Models do math, not reading

Under the hood, every ML model is arithmetic — it multiplies inputs by weights and adds them up. You can't multiply the word "great" by 0.7. So before any modeling, text must become numbers.

This step is called vectorization (or feature extraction): turning each document into a vector of numbers that captures something about its content. It's the bridge from the language world into the math world.

The core problem

Represent a document as a fixed-length list of numbers — in a way that similar documents get similar vectors.

See the bridge

A sentence can't enter a model as-is. The animation shows why, then the basic recipe: build a vocabulary, map words to positions, and emit a number vector.

What makes a good representation?

Fixed length same size

Every document → a vector of the same dimension, whatever its length.
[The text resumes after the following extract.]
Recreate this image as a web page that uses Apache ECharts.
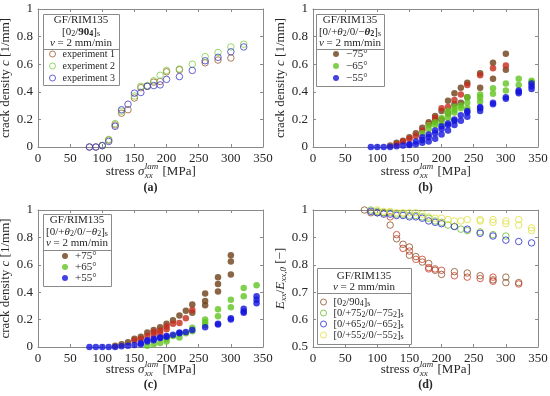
<!DOCTYPE html>
<html><head><meta charset="utf-8">
<script src="https://cdn.jsdelivr.net/npm/echarts@6/dist/echarts.min.js"></script>
<style>html,body{margin:0;padding:0;background:#fff}#c{width:550px;height:396px}</style>
</head><body><div id="c"></div><script>
// ---------- data ----------
const xTicks = [0, 50, 100, 150, 200, 250, 300, 350];
// (a) [0_2/90_4]_s, crack density
const expA1 = [[80,0],[90,0],[100,0.01],[110,0.05],[120,0.16],[130,0.245],[140,0.27],[150,0.355],[160,0.43],[170,0.44],[180,0.47],[190,0.475],[200,0.545],[220,0.56],[260,0.61],[280,0.63],[300,0.645]];
const expA2 = [[100,0.01],[110,0.055],[120,0.17],[130,0.26],[150,0.37],[160,0.44],[170,0.445],[180,0.48],[190,0.52],[200,0.555],[220,0.565],[240,0.6],[260,0.655],[280,0.685],[300,0.725],[320,0.745]];
const expA3 = [[80,0],[90,0],[100,0.01],[110,0.04],[120,0.15],[130,0.27],[140,0.31],[150,0.39],[160,0.395],[170,0.44],[180,0.445],[190,0.45],[200,0.49],[220,0.51],[240,0.555],[260,0.625],[280,0.65],[300,0.69],[320,0.725]];
// (b) negative angles
const brownB75 = [[120,0.01],[130,0.03],[140,0.045],[150,0.07],[160,0.1],[170,0.14],[180,0.18],[190,0.225],[190,0.19],[200,0.26],[200,0.2],[210,0.335],[210,0.245],[220,0.39],[220,0.31],[230,0.43],[230,0.32],[240,0.465],[240,0.36],[260,0.535],[260,0.43],[280,0.61],[280,0.495],[300,0.675],[300,0.56]];
const redB75 = [[130,0.02],[140,0.04],[150,0.06],[160,0.08],[170,0.12],[180,0.165],[190,0.21],[200,0.28],[210,0.29],[220,0.34],[230,0.38],[240,0.45],[260,0.52],[280,0.57],[300,0.59]];
const greenB65 = [[170,0.1],[180,0.13],[180,0.16],[190,0.16],[190,0.18],[200,0.17],[200,0.21],[210,0.21],[210,0.24],[210,0.26],[220,0.25],[220,0.27],[220,0.29],[230,0.28],[230,0.3],[240,0.28],[240,0.32],[240,0.36],[260,0.33],[260,0.36],[260,0.38],[280,0.385],[280,0.425],[300,0.41],[300,0.46],[320,0.45],[320,0.495],[340,0.47],[340,0.48]];
const blueB55 = [[90,0],[100,0],[110,0],[120,0],[130,0.005],[140,0.01],[150,0.015],[150,0.02],[160,0.02],[160,0.04],[170,0.03],[170,0.05],[170,0.07],[180,0.04],[180,0.07],[180,0.09],[190,0.06],[190,0.1],[190,0.12],[200,0.09],[200,0.13],[200,0.15],[210,0.12],[210,0.16],[210,0.17],[220,0.16],[220,0.19],[220,0.2],[230,0.19],[230,0.23],[240,0.22],[240,0.25],[240,0.26],[260,0.26],[260,0.28],[260,0.29],[280,0.31],[280,0.32],[300,0.35],[300,0.36],[320,0.39],[320,0.4],[320,0.41],[340,0.42],[340,0.44],[340,0.46]];
// (c) positive angles
const brownC75 = [[120,0.01],[130,0.02],[140,0.035],[150,0.06],[160,0.075],[170,0.105],[180,0.125],[190,0.145],[200,0.17],[210,0.195],[220,0.23],[230,0.265],[240,0.31],[240,0.25],[260,0.39],[260,0.335],[260,0.305],[280,0.51],[280,0.46],[280,0.405],[300,0.67],[300,0.625],[300,0.53]];
const redC75 = [[150,0.05],[160,0.06],[170,0.08],[180,0.11],[180,0.09],[190,0.12],[190,0.1],[200,0.15],[200,0.13],[210,0.17],[220,0.175],[230,0.21],[240,0.27]];
const greenC65 = [[170,0.01],[180,0.02],[190,0.03],[200,0.04],[200,0.06],[210,0.08],[220,0.07],[220,0.1],[230,0.1],[240,0.115],[240,0.14],[260,0.16],[260,0.18],[260,0.2],[280,0.225],[280,0.275],[300,0.29],[300,0.345],[320,0.37],[320,0.43],[340,0.45]];
const blueC55 = [[80,0],[90,0],[100,0],[110,0],[120,0],[130,0.005],[140,0.01],[150,0.015],[160,0.02],[160,0.03],[170,0.04],[170,0.05],[180,0.05],[180,0.06],[190,0.065],[190,0.07],[200,0.075],[200,0.08],[210,0.09],[220,0.1],[220,0.105],[230,0.11],[240,0.125],[260,0.145],[280,0.165],[280,0.17],[300,0.2],[300,0.21],[320,0.25],[320,0.26],[320,0.28],[340,0.32],[340,0.345],[340,0.37]];
// (d) stiffness ratio
const brownD = [[80,1.0],[90,0.99],[100,0.99],[110,0.99],[120,0.945],[130,0.895],[140,0.875],[150,0.865],[150,0.835],[160,0.83],[170,0.81],[180,0.805],[190,0.78],[200,0.765],[220,0.775],[240,0.77],[260,0.76],[280,0.745],[300,0.755],[300,0.735],[320,0.735]];
const redD = [[120,0.975],[130,0.91],[140,0.86],[150,0.85],[160,0.82],[170,0.82],[180,0.79],[180,0.785],[190,0.785],[200,0.78],[220,0.76],[240,0.755],[260,0.75],[280,0.755],[280,0.74],[320,0.73]];
const greenD = [[90,1.0],[100,0.995],[110,0.99],[120,0.99],[130,0.985],[140,0.985],[150,0.98],[160,0.98],[170,0.975],[180,0.97],[190,0.96],[200,0.955],[210,0.945],[220,0.94],[230,0.93],[240,0.925],[260,0.92],[280,0.91],[300,0.905]];
const blueD = [[90,0.995],[100,0.99],[110,0.985],[120,0.985],[130,0.98],[140,0.98],[150,0.975],[160,0.975],[170,0.97],[180,0.96],[190,0.955],[200,0.95],[220,0.94],[240,0.93],[260,0.915],[280,0.905],[300,0.89],[320,0.885],[340,0.88]];
const yellowD = [[100,1.0],[110,0.995],[120,0.995],[130,0.99],[140,0.99],[150,0.99],[160,0.99],[170,0.985],[180,0.975],[190,0.97],[200,0.97],[210,0.965],[220,0.96],[230,0.96],[240,0.965],[260,0.965],[260,0.96],[280,0.965],[280,0.955],[300,0.96],[300,0.95],[320,0.965],[320,0.945],[340,0.935],[340,0.925]];

// ---------- styling ----------
const FONT = '"Liberation Serif","DejaVu Serif",serif';
const TXT = '#262626';
const AX = '#8a8a8a';
const grids = [
  {left:38, top:9, width:225, height:138},
  {left:313, top:9, width:225, height:138},
  {left:38, top:210, width:225, height:137},
  {left:313, top:210, width:225, height:137}
];
const yRanges = [[0,1,0.2],[0,1,0.2],[0,1,0.2],[0.5,1,0.1]];
const subRich = {
  sub:{fontSize:8, lineHeight:6, verticalAlign:'bottom', fontFamily:FONT, color:TXT},
  it:{fontStyle:'italic', fontFamily:FONT, fontSize:11, color:TXT},
  b:{fontWeight:'bold', fontFamily:FONT, fontSize:11, color:TXT},
  bsub:{fontWeight:'bold', fontSize:8, lineHeight:6, verticalAlign:'bottom', fontFamily:FONT, color:TXT},
  bit:{fontWeight:'bold', fontStyle:'italic', fontFamily:FONT, fontSize:11, color:TXT}
};

const xAxis = [], yAxis = [];
grids.forEach((g, i) => {
  const line = {show:true, onZero:false, lineStyle:{color:AX, width:1}};
  const tick = {show:true, inside:true, length:3, lineStyle:{color:AX}};
  xAxis.push({gridIndex:i, type:'value', min:0, max:350, interval:50, position:'bottom',
    axisLine:line, axisTick:tick, splitLine:{show:false},
    axisLabel:{color:TXT, fontSize:13, fontFamily:FONT, margin:5}});
  xAxis.push({gridIndex:i, type:'value', min:0, max:350, interval:50, position:'top',
    axisLine:line, axisTick:tick, splitLine:{show:false}, axisLabel:{show:false}});
  const r = yRanges[i];
  const isD = i === 3;
  yAxis.push({gridIndex:i, type:'value', min:r[0], max:r[1], interval:r[2], position:'left',
    axisLine:line, axisTick:tick, splitLine:{show:false},
    axisLabel:{color:TXT, fontSize:13, fontFamily:FONT, margin:5},
    name: isD ? '{it|E}{sub|xx}/{it|E}{sub|xx,0} [−]' : 'crack density {it|c} [1/mm]',
    nameLocation:'middle', nameGap:22,
    nameTextStyle:{fontFamily:FONT, fontSize:13, color:TXT, lineHeight:15,
      rich:{it:{fontStyle:'italic', fontFamily:FONT, fontSize:13, color:TXT},
            sub:{fontStyle:'italic', fontFamily:FONT, fontSize:9, lineHeight:7, verticalAlign:'bottom', color:TXT}}}});
  yAxis.push({gridIndex:i, type:'value', min:r[0], max:r[1], interval:r[2], position:'right',
    axisLine:line, axisTick:tick, splitLine:{show:false}, axisLabel:{show:false}});
});

function openS(name, data, color, gi) {
  return {type:'scatter', name, data, xAxisIndex:2*gi, yAxisIndex:2*gi, symbol:'circle', symbolSize:6.5,
    itemStyle:{color:'rgba(255,255,255,0)', borderColor:color, borderWidth:1}, emphasis:{disabled:true}};
}
function fillS(name, data, color, gi) {
  return {type:'scatter', name, data, xAxisIndex:2*gi, yAxisIndex:2*gi, symbol:'circle', symbolSize:6.5,
    itemStyle:{color:color, borderWidth:0}, emphasis:{disabled:true}};
}
const C = {brown:'#6e4018', red:'#c42a1c', green:'#62c420', blue:'#1414dc'};
const series = [
  openS('experiment 1', expA1, '#9c5b2e', 0),
  openS('experiment 2', expA2, '#80d040', 0),
  openS('experiment 3', expA3, '#3c3cc8', 0),
  fillS('−75°', brownB75, C.brown, 1),
  fillS('−75° (b)', redB75, C.red, 1),
  fillS('−65°', greenB65, C.green, 1),
  fillS('−55°', blueB55, C.blue, 1),
  fillS('+75°', brownC75, C.brown, 2),
  fillS('+75° (b)', redC75, C.red, 2),
  fillS('+65°', greenC65, C.green, 2),
  fillS('+55°', blueC55, C.blue, 2),
  openS('d90', brownD, '#8a5024', 3),
  openS('d90b', redD, '#c83c28', 3),
  openS('d75', greenD, '#6cbc30', 3),
  openS('d65', blueD, '#2828d0', 3),
  openS('d55', yellowD, '#e0e040', 3)
];
const dNames = {
  d90:'[0{sub|2}/90{sub|4}]{sub|s}',
  d75:'[0/+75{sub|2}/0/−75{sub|2}]{sub|s}',
  d65:'[0/+65{sub|2}/0/−65{sub|2}]{sub|s}',
  d55:'[0/+55{sub|2}/0/−55{sub|2}]{sub|s}'
};
function leg(data, left, top, lh, fs, sz, open, fmt) {
  const o = {data, left, top, orient:'vertical', itemWidth:sz, itemHeight:sz, itemGap:0, icon:'circle',
    selectedMode:false, padding:0, z:10,
    textStyle:{fontFamily:FONT, fontSize:fs, color:TXT, lineHeight:lh, padding:[0,0,0,2], rich:subRich}};
  if (open) o.itemStyle = {borderWidth:1};
  if (fmt) o.formatter = fmt;
  return o;
}
const legend = [
  leg(['experiment 1','experiment 2','experiment 3'], 49, 48, 12, 10, 6, true),
  leg(['−75°','−65°','−55°'], 333, 48, 12, 11, 6, false),
  leg(['+75°','+65°','+55°'], 62, 250.5, 11, 11, 6, false),
  leg(['d90','d75','d65','d55'], 320, 296.5, 11, 10.5, 6, true, n => dNames[n])
];

// ---------- graphic: legend boxes, headers, captions, x labels ----------
const ctx = document.createElement('canvas').getContext('2d');
function tw(t, size, style) { ctx.font = (style || '') + ' ' + size + 'px ' + FONT; return ctx.measureText(t).width; }
function txt(x, y, text, opts) {
  return Object.assign({type:'text', x, y, z:12, style:Object.assign({text, fontFamily:FONT, fontSize:11, fill:TXT,
    align:'center', textAlign:'center', verticalAlign:'middle', textVerticalAlign:'middle', rich:subRich}, opts || {})});
}
function box(x0, y0, x1, y1, sepY) {
  return [
    {type:'rect', z:9, shape:{x:x0+0.5, y:y0+0.5, width:x1-x0, height:y1-y0}, style:{fill:'#fff', stroke:'#8a8a8a', lineWidth:1}},
    {type:'line', z:12, shape:{x1:x0+0.5, y1:sepY+0.5, x2:x1+0.5, y2:sepY+0.5}, style:{stroke:'#8a8a8a', lineWidth:1}}
  ];
}
function xLabel(cx, cy) {
  const a = 'stress ', s = 'σ', b = ' [MPa]';
  const wa = tw(a, 13), ws = tw(s, 13, 'italic'), wst = Math.max(tw('lam', 9, 'italic'), tw('xx', 9, 'italic')) + 1, wb = tw(b, 13);
  let x = cx - (wa + ws + wst + wb) / 2;
  const L = {align:'left', textAlign:'left'};
  const out = [];
  out.push(txt(x, cy, a, Object.assign({fontSize:13}, L))); x += wa;
  out.push(txt(x, cy, s, Object.assign({fontSize:13, fontStyle:'italic'}, L))); x += ws + 0.5;
  out.push(txt(x, cy - 5, 'lam', Object.assign({fontSize:9, fontStyle:'italic'}, L)));
  out.push(txt(x, cy + 4, 'xx', Object.assign({fontSize:9, fontStyle:'italic'}, L))); x += wst;
  out.push(txt(x, cy, b, Object.assign({fontSize:13}, L)));
  return out;
}
const graphic = [].concat(
  box(43, 14, 119, 85, 49),
  [txt(81, 20, 'GF/RIM135'), txt(81, 32, '[0{sub|2}/{b|90}{bsub|4}]{sub|s}'), txt(81, 43, '{it|v} = 2 mm/min')],
  box(316, 14, 384, 86, 49),
  [txt(350, 20, 'GF/RIM135'), txt(350, 32, '[0/+{it|θ}{sub|2}/0/−{bit|θ}{bsub|2}]{sub|s}'), txt(350, 43, '{it|v} = 2 mm/min')],
  box(43, 214, 111, 286, 250),
  [txt(77, 220, 'GF/RIM135'), txt(77, 232, '[0/+{it|θ}{sub|2}/0/−{it|θ}{sub|2}]{sub|s}'), txt(77, 243, '{it|v} = 2 mm/min')],
  box(317, 268, 411, 344, 293),
  [txt(364, 276, 'GF/RIM135'), txt(364, 287, '{it|v} = 2 mm/min')],
  xLabel(150.5, 172), xLabel(425.5, 172), xLabel(150.5, 370), xLabel(425.5, 370),
  [txt(150.5, 188, '(a)', {fontSize:12, fontWeight:'bold'}), txt(425.5, 188, '(b)', {fontSize:12, fontWeight:'bold'}),
   txt(150.5, 385, '(c)', {fontSize:12, fontWeight:'bold'}), txt(425.5, 385, '(d)', {fontSize:12, fontWeight:'bold'})]
);

const chart = echarts.init(document.getElementById('c'), null, {renderer:'canvas'});
chart.setOption({
  animation:false,
  backgroundColor:'#fff',
  grid: grids.map(g => Object.assign({outerBoundsMode:'none', containLabel:false}, g)),
  xAxis, yAxis, series, legend, graphic
});
</script></body></html>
Captures content meaning in numbers

The numbers should reflect what words appear (and ideally, what they mean).

Similar → close geometry

Documents about the same topic should land near each other in vector space.

The methods in this track

One-Hot one slot per word

The naive baseline — and its limits. See One-Hot Encoding.

Bag of Words word counts

Count how often each word appears. See Bag of Words.

TF-IDF weighted counts

Down-weight common words, up-weight distinctive ones. See TF-IDF.

Embeddings dense meaning

Learn vectors where meaning lives in geometry. See Word2Vec.

The progression

Each method fixes a weakness of the last — from sparse one-hot, to counts, to weighted counts, to dense learned meaning.